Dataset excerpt

◆ ◆ ◆ ◆ ◆

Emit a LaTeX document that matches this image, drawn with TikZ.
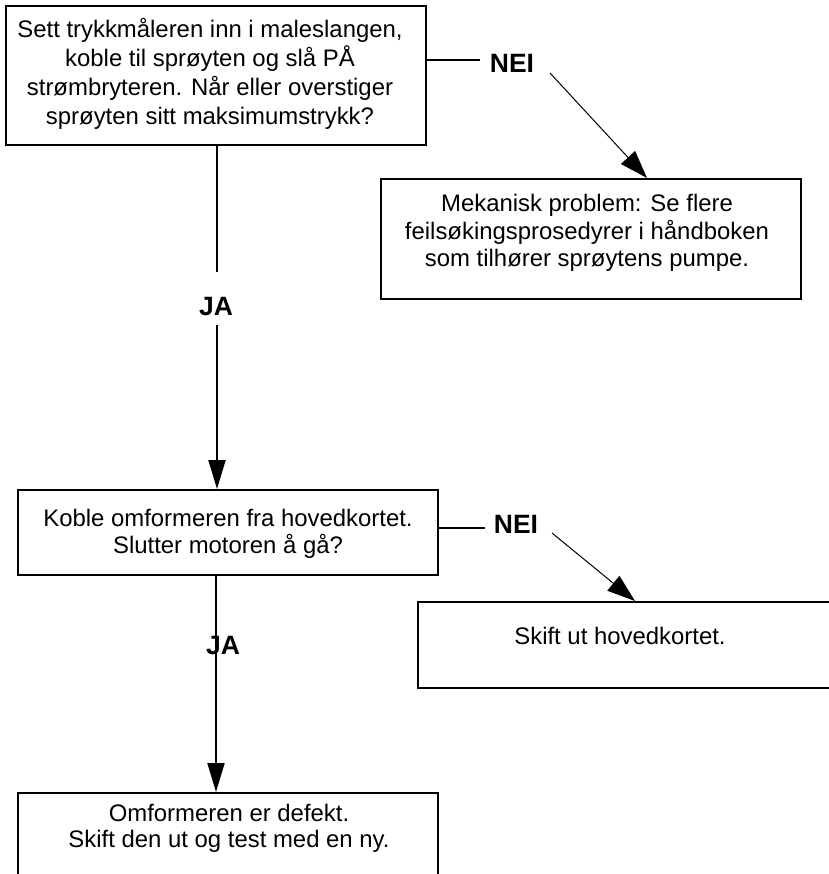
\documentclass[tikz,border=0pt]{standalone}
\usepackage{fontspec}
\setmainfont{Liberation Sans}
\usetikzlibrary{arrows.meta}
\begin{document}
\begin{tikzpicture}[x=1bp,y=-1bp,
  box/.style={draw, line width=2bp, anchor=north west, inner sep=0pt},
  txt/.style={align=center, inner sep=0pt},
  lbl/.style={inner sep=0pt, font=\fontsize{26.5bp}{30bp}\selectfont\bfseries},
  thickline/.style={line width=2bp},
  midline/.style={line width=1.5bp},
  arr/.style={-{Triangle[length=29bp,width=17bp]}},
  thinarr/.style={line width=1bp, -{Triangle[length=28bp,width=19bp]}}
]
\useasboundingbox (0,0) rectangle (829,874);
\clip (0,0) rectangle (829,874);
% boxes
\node[box, minimum width=420bp, minimum height=139bp] (b1) at (5,5) {};
\node[box, minimum width=420bp, minimum height=120bp] (b2) at (380,178) {};
\node[box, minimum width=420bp, minimum height=85bp] (b3) at (17,489) {};
\node[box, minimum width=430bp, minimum height=86bp] (b4) at (417,601) {};
\node[box, minimum width=420bp, minimum height=95bp] (b5) at (17,792) {};
% texts
\node[txt, font=\fontsize{23.9bp}{29bp}\selectfont] (t1) at (210,73.8)
  {Sett trykkmåleren inn i maleslangen,\\koble til sprøyten og slå PÅ\\strømbryteren. Når eller overstiger\\sprøyten sitt maksimumstrykk?};
\node[txt, font=\fontsize{23.9bp}{27.5bp}\selectfont] (t2) at (587,233.3)
  {Mekanisk problem: Se flere\\feilsøkingsprosedyrer i håndboken\\som tilhører sprøytens pumpe.};
\node[txt, font=\fontsize{23.9bp}{27bp}\selectfont] (t3) at (228,534.3)
  {Koble omformeren fra hovedkortet.\\Slutter motoren å gå?};
\node[txt, font=\fontsize{23.9bp}{27bp}\selectfont] (t4) at (620,636.3)
  {Skift ut hovedkortet.};
\node[txt, font=\fontsize{23.9bp}{26bp}\selectfont] (t5) at (229,828.8)
  {Omformeren er defekt.\\Skift den ut og test med en ny.};
% labels
\node[lbl] (nei1) at (512,63) {NEI};
\node[lbl] (nei2) at (516,524) {NEI};
\node[lbl] (ja1) at (216,307) {JA};
% connectors
\coordinate (g1a) at (217,272);
\coordinate (g1b) at (217,325);
\draw[thickline] (b1.south -| g1a) -- (g1a);
\draw[thickline, arr] (g1b) -- (b3.north -| g1b);
\coordinate (c2) at (216,700);
\draw[thickline, arr] (b3.south -| c2) -- (b5.north -| c2);
\node[lbl] (ja2) at (223,646) {JA};
\coordinate (n1a) at (480,60);
\draw[midline] (b1.east |- n1a) -- (n1a);
\coordinate (n1s) at (550,73);
\coordinate (n1t) at (647,100);
\draw[thinarr] (n1s) -- (b2.north -| n1t);
\coordinate (n2a) at (485,528);
\draw[midline] (b3.east |- n2a) -- (n2a);
\coordinate (n2s) at (552,533);
\coordinate (n2t) at (635,560);
\draw[thinarr] (n2s) -- (b4.north -| n2t);
\end{tikzpicture}
\end{document}
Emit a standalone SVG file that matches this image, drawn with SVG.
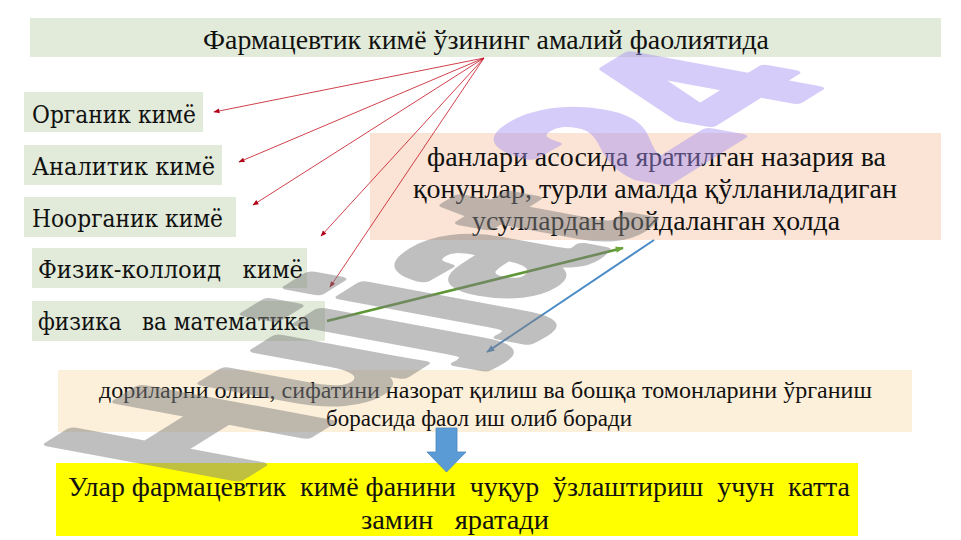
<svg xmlns="http://www.w3.org/2000/svg" width="961" height="540" viewBox="0 0 961 540">
<defs>
<style>
.bg{fill:#e2ebd9}
.t{font-family:"Liberation Serif","Times New Roman",serif;fill:#111;white-space:pre}
.lbl{font-family:"DejaVu Serif","Liberation Serif",serif;font-size:24px;fill:#111;white-space:pre}
.red{stroke:#c4121f;stroke-width:0.8;fill:none}
.wm{font-family:"Liberation Sans",Arial,sans-serif;font-weight:bold;font-size:100px;stroke-width:5;stroke-linejoin:round}
</style>
<marker id="ar" viewBox="0 0 10 10" refX="9" refY="5" markerWidth="7" markerHeight="6" markerUnits="userSpaceOnUse" orient="auto"><path d="M0,1 L10,5 L0,9z" fill="#b00018"/></marker>
<marker id="ag" viewBox="0 0 10 10" refX="9" refY="5" markerWidth="10" markerHeight="8" markerUnits="userSpaceOnUse" orient="auto"><path d="M0,1 L10,5 L0,9z" fill="#6aa63a"/></marker>
<marker id="ab" viewBox="0 0 10 10" refX="9" refY="5" markerWidth="10" markerHeight="8" markerUnits="userSpaceOnUse" orient="auto"><path d="M0,1 L10,5 L0,9z" fill="#4a8bc6"/></marker>
</defs>
<rect width="961" height="540" fill="#fff"/>

<g id="title">
<rect class="bg" x="30" y="18" width="911" height="39"/>
<text class="t" x="203" y="49" font-size="28" textLength="566" lengthAdjust="spacingAndGlyphs">Фармацевтик кимё ўзининг амалий фаолиятида</text>
</g>

<g id="organic">
<rect class="bg" x="24" y="92" width="179" height="40"/>
<text class="lbl" x="32" y="123" textLength="164" lengthAdjust="spacingAndGlyphs">Органик кимё</text>
</g>
<g id="analytic">
<rect class="bg" x="24" y="145" width="198" height="40"/>
<text class="lbl" x="32" y="175" textLength="183" lengthAdjust="spacingAndGlyphs">Аналитик кимё</text>
</g>
<g id="inorganic">
<rect class="bg" x="24" y="197" width="212" height="40"/>
<text class="lbl" x="32" y="227" textLength="191" lengthAdjust="spacingAndGlyphs">Ноорганик кимё</text>
</g>
<g id="physcolloid">
<rect class="bg" x="32" y="248" width="275" height="40"/>
<text class="lbl" x="38" y="278" textLength="265" lengthAdjust="spacingAndGlyphs">Физик-коллоид   кимё</text>
</g>
<g id="physmath">
<rect class="bg" x="32" y="301" width="293" height="40"/>
<text class="lbl" x="38" y="330" textLength="272" lengthAdjust="spacingAndGlyphs">физика   ва математика</text>
</g>

<g id="theory">
<rect x="370" y="133" width="571" height="107" fill="#fbe4d5"/>
<text class="t" font-size="27">
<tspan x="427" y="166" textLength="459" lengthAdjust="spacingAndGlyphs">фанлари асосида яратилган назария ва</tspan>
<tspan x="413" y="198" textLength="484" lengthAdjust="spacingAndGlyphs">қонунлар, турли амалда қўлланиладиган</tspan>
<tspan x="472" y="230" textLength="368" lengthAdjust="spacingAndGlyphs">усуллардан фойдаланган ҳолда</tspan>
</text>
</g>

<g id="activity">
<rect x="58" y="370" width="854" height="62" fill="#fdf0da"/>
<text class="t" font-size="23">
<tspan x="99" y="398" textLength="773" lengthAdjust="spacingAndGlyphs">дориларни олиш, сифатини назорат қилиш ва бошқа томонларини ўрганиш</tspan>
<tspan x="326" y="426" textLength="306" lengthAdjust="spacingAndGlyphs">борасида фаол иш олиб боради</tspan>
</text>
</g>

<g id="result">
<rect x="56" y="463" width="802" height="73" fill="#ffff00"/>
<text class="t" font-size="28">
<tspan x="68" y="496" textLength="782" lengthAdjust="spacingAndGlyphs">Улар фармацевтик  кимё фанини  чуқур  ўзлаштириш  учун  катта</tspan>
<tspan x="361" y="529" textLength="188" lengthAdjust="spacingAndGlyphs">замин   яратади</tspan>
</text>
</g>

<g id="connectors">
<line class="red" x1="484" y1="58" x2="214" y2="112" marker-end="url(#ar)"/>
<line class="red" x1="484" y1="58" x2="239" y2="162" marker-end="url(#ar)"/>
<line class="red" x1="484" y1="58" x2="253" y2="205" marker-end="url(#ar)"/>
<line class="red" x1="484" y1="58" x2="321" y2="236" marker-end="url(#ar)"/>
<line class="red" x1="484" y1="58" x2="330" y2="287" marker-end="url(#ar)"/>
<line x1="327" y1="321" x2="623" y2="248" stroke="#5f9636" stroke-width="2.6" marker-end="url(#ag)"/>
<line x1="654" y1="240" x2="487" y2="352" stroke="#4a8bc6" stroke-width="2" marker-end="url(#ab)"/>
<path d="M436,428 H457 V452 H466 L446.5,472 L427,452 H436 Z" fill="#5b9bd5" stroke="#4a86c0" stroke-width="0.8"/>
</g>

<g id="watermark">
<text class="wm" fill="#808080" stroke="#808080" opacity="0.5" transform="matrix(1.54 -0.96 2.70 0.50 227 485)">Hujjat</text>
<text class="wm" fill="#a58ff2" stroke="#a58ff2" opacity="0.45" transform="matrix(1.54 -0.96 2.70 0.50 660 186)">24</text>
</g>
</svg>
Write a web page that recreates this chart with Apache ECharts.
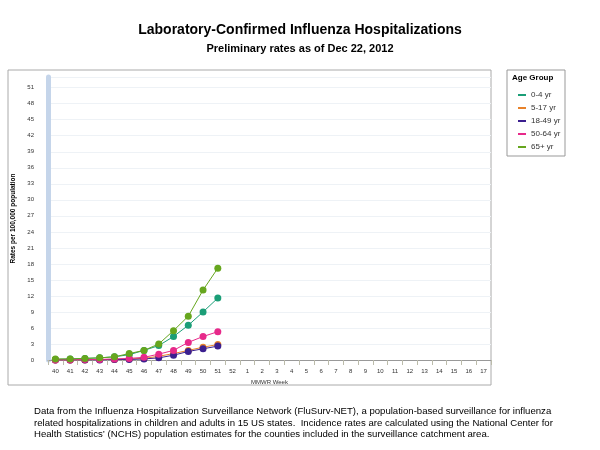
<!DOCTYPE html><html><head><meta charset="utf-8"><script src="https://cdn.jsdelivr.net/npm/echarts@6/dist/echarts.min.js"></script>
<style>body{margin:0}#c{width:600px;height:450px}</style></head><body><div id="c"></div><script>
var weeks=['40','41','42','43','44','45','46','47','48','49','50','51','52','1','2','3','4','5','6','7','8','9','10','11','12','13','14','15','16','17'];
var s04=[0.1,0.2,0.3,0.4,0.6,1.0,1.8,2.7,4.4,6.5,9.0,11.6];
var s517=[0,0,0,0.1,0.1,0.2,0.3,0.7,1.2,1.8,2.4,2.9];
var s1849=[0,0,0,0,0.1,0.1,0.2,0.4,0.9,1.6,2.1,2.6];
var s5064=[0,0,0.1,0.1,0.2,0.3,0.5,1.1,1.8,3.3,4.4,5.3];
var s65=[0.2,0.2,0.3,0.4,0.6,1.2,1.8,3.0,5.5,8.2,13.1,17.2];
var names=['0-4 yr','5-17 yr','18-49 yr','50-64 yr','65+ yr'];
var colors=['#1b9e77','#e8822a','#3b1f8f','#e7298a','#66a61e'];
var data=[s04,s517,s1849,s5064,s65];
var series=names.map(function(n,i){return {name:n,type:'line',data:data[i],symbol:'circle',symbolSize:7,color:colors[i],lineStyle:{width:1},z:i===4?5:3};});
var c=echarts.init(document.getElementById('c'));
c.setOption({animation:false,
title:[{text:'Laboratory-Confirmed Influenza Hospitalizations',left:'center',top:18,textStyle:{fontFamily:'Liberation Sans',fontSize:14,fontWeight:'bold',color:'#000'}},
{text:'Preliminary rates as of Dec 22, 2012',left:'center',top:38,textStyle:{fontFamily:'Liberation Sans',fontSize:11,fontWeight:'bold',color:'#000'}}],
graphic:[{type:'rect',shape:{x:8,y:70,width:483,height:315},style:{fill:'none',stroke:'#aaa',lineWidth:1}},
{type:'rect',shape:{x:507,y:70,width:58,height:86},style:{fill:'none',stroke:'#999',lineWidth:1}},
{type:'text',left:34,top:406,style:{text:'Data from the Influenza Hospitalization Surveillance Network (FluSurv-NET), a population-based surveillance for influenza\nrelated hospitalizations in children and adults in 15 US states.  Incidence rates are calculated using the National Center for\nHealth Statistics\u2019 (NCHS) population estimates for the counties included in the surveillance catchment area.',font:'9.6px Liberation Sans',fill:'#000',lineHeight:11.5}},
{type:'text',left:512,top:74,style:{text:'Age Group',font:'bold 8px Liberation Sans',fill:'#000'}}],
legend:{data:names,orient:'vertical',left:513,top:86,itemWidth:8,itemHeight:2,itemGap:5,icon:'rect',textStyle:{fontSize:8,fontFamily:'Liberation Sans',color:'#333'}},
grid:{left:48,right:109,top:77,bottom:90},
xAxis:{type:'category',data:weeks,name:'MMWR Week',nameLocation:'middle',nameGap:17,nameTextStyle:{fontSize:6,color:'#333'},axisLine:{lineStyle:{color:'#999'}},axisTick:{show:true,lineStyle:{color:'#bba'}},axisLabel:{fontSize:6,color:'#333'}},
yAxis:{type:'value',min:0,max:53,interval:3,name:'Rates per 100,000 population',nameLocation:'middle',nameGap:30,nameTextStyle:{fontSize:6.5,color:'#000',fontWeight:'bold'},
axisLine:{show:true,lineStyle:{color:'#c5d5ea',width:5}},axisTick:{show:false},axisLabel:{fontSize:6,color:'#333',margin:14,formatter:function(v){return v%3===0?v:'';}},splitLine:{lineStyle:{color:'#eef2f6'}}},
series:series});
</script></body></html>
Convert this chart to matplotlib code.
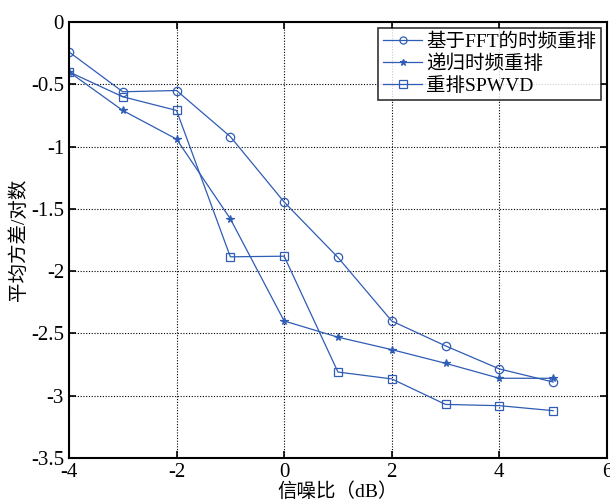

◆ ◆ ◆ ◆ ◆

> Written request
Search the lines for "drawn". Copy each line that has it.

> Solution to this task
Emit a LaTeX document that matches this image, drawn with TikZ.
Emit a standalone SVG file that matches this image, drawn with SVG.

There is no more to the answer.